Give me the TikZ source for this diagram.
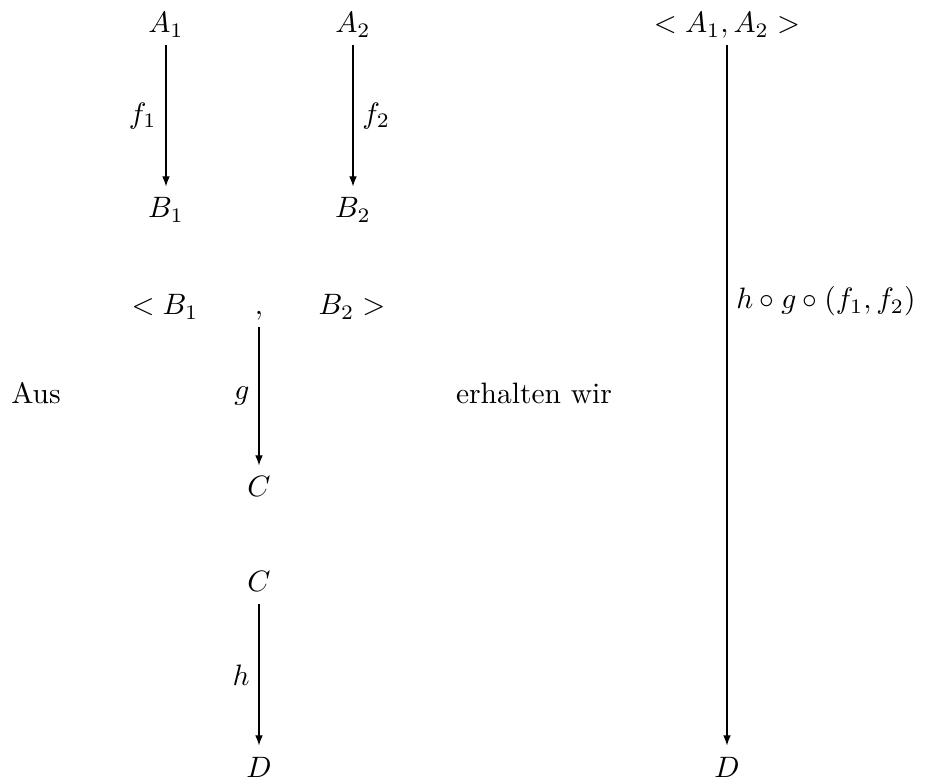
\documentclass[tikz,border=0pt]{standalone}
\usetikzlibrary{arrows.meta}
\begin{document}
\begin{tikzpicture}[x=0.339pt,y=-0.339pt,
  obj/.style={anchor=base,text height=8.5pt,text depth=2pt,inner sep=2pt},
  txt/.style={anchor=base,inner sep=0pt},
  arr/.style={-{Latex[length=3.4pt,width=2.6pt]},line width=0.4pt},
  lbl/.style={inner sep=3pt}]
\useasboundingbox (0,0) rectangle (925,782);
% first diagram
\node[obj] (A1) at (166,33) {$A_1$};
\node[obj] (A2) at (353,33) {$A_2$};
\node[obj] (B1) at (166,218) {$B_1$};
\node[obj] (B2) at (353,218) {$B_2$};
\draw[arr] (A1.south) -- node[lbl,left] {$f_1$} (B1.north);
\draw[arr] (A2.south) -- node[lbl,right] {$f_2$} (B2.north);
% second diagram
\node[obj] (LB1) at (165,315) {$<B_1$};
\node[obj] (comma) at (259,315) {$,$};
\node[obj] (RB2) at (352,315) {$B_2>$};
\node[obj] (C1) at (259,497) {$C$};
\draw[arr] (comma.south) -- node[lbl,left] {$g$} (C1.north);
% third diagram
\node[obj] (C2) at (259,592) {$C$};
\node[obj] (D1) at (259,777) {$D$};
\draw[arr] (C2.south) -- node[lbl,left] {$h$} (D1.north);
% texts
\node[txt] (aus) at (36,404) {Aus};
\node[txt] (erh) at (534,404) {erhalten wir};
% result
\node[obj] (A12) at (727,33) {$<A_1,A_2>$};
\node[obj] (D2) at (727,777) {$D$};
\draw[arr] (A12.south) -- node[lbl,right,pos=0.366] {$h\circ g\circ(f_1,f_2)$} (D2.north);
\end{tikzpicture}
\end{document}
======
§ **GIVEN TASK**:
Leaving the pictures aside, transcribe the entire listing exactly.

§ **TASK ANSWER**:
Give me the TikZ source for this diagram.
\documentclass[tikz,border=0pt]{standalone}
\usetikzlibrary{arrows.meta}
\begin{document}
\begin{tikzpicture}[x=0.339pt,y=-0.339pt,
  obj/.style={anchor=base,text height=8.5pt,text depth=2pt,inner sep=2pt},
  txt/.style={anchor=base,inner sep=0pt},
  arr/.style={-{Latex[length=3.4pt,width=2.6pt]},line width=0.4pt},
  lbl/.style={inner sep=3pt}]
\useasboundingbox (0,0) rectangle (925,782);
% first diagram
\node[obj] (A1) at (166,33) {$A_1$};
\node[obj] (A2) at (353,33) {$A_2$};
\node[obj] (B1) at (166,218) {$B_1$};
\node[obj] (B2) at (353,218) {$B_2$};
\draw[arr] (A1.south) -- node[lbl,left] {$f_1$} (B1.north);
\draw[arr] (A2.south) -- node[lbl,right] {$f_2$} (B2.north);
% second diagram
\node[obj] (LB1) at (165,315) {$<B_1$};
\node[obj] (comma) at (259,315) {$,$};
\node[obj] (RB2) at (352,315) {$B_2>$};
\node[obj] (C1) at (259,497) {$C$};
\draw[arr] (comma.south) -- node[lbl,left] {$g$} (C1.north);
% third diagram
\node[obj] (C2) at (259,592) {$C$};
\node[obj] (D1) at (259,777) {$D$};
\draw[arr] (C2.south) -- node[lbl,left] {$h$} (D1.north);
% texts
\node[txt] (aus) at (36,404) {Aus};
\node[txt] (erh) at (534,404) {erhalten wir};
% result
\node[obj] (A12) at (727,33) {$<A_1,A_2>$};
\node[obj] (D2) at (727,777) {$D$};
\draw[arr] (A12.south) -- node[lbl,right,pos=0.366] {$h\circ g\circ(f_1,f_2)$} (D2.north);
\end{tikzpicture}
\end{document}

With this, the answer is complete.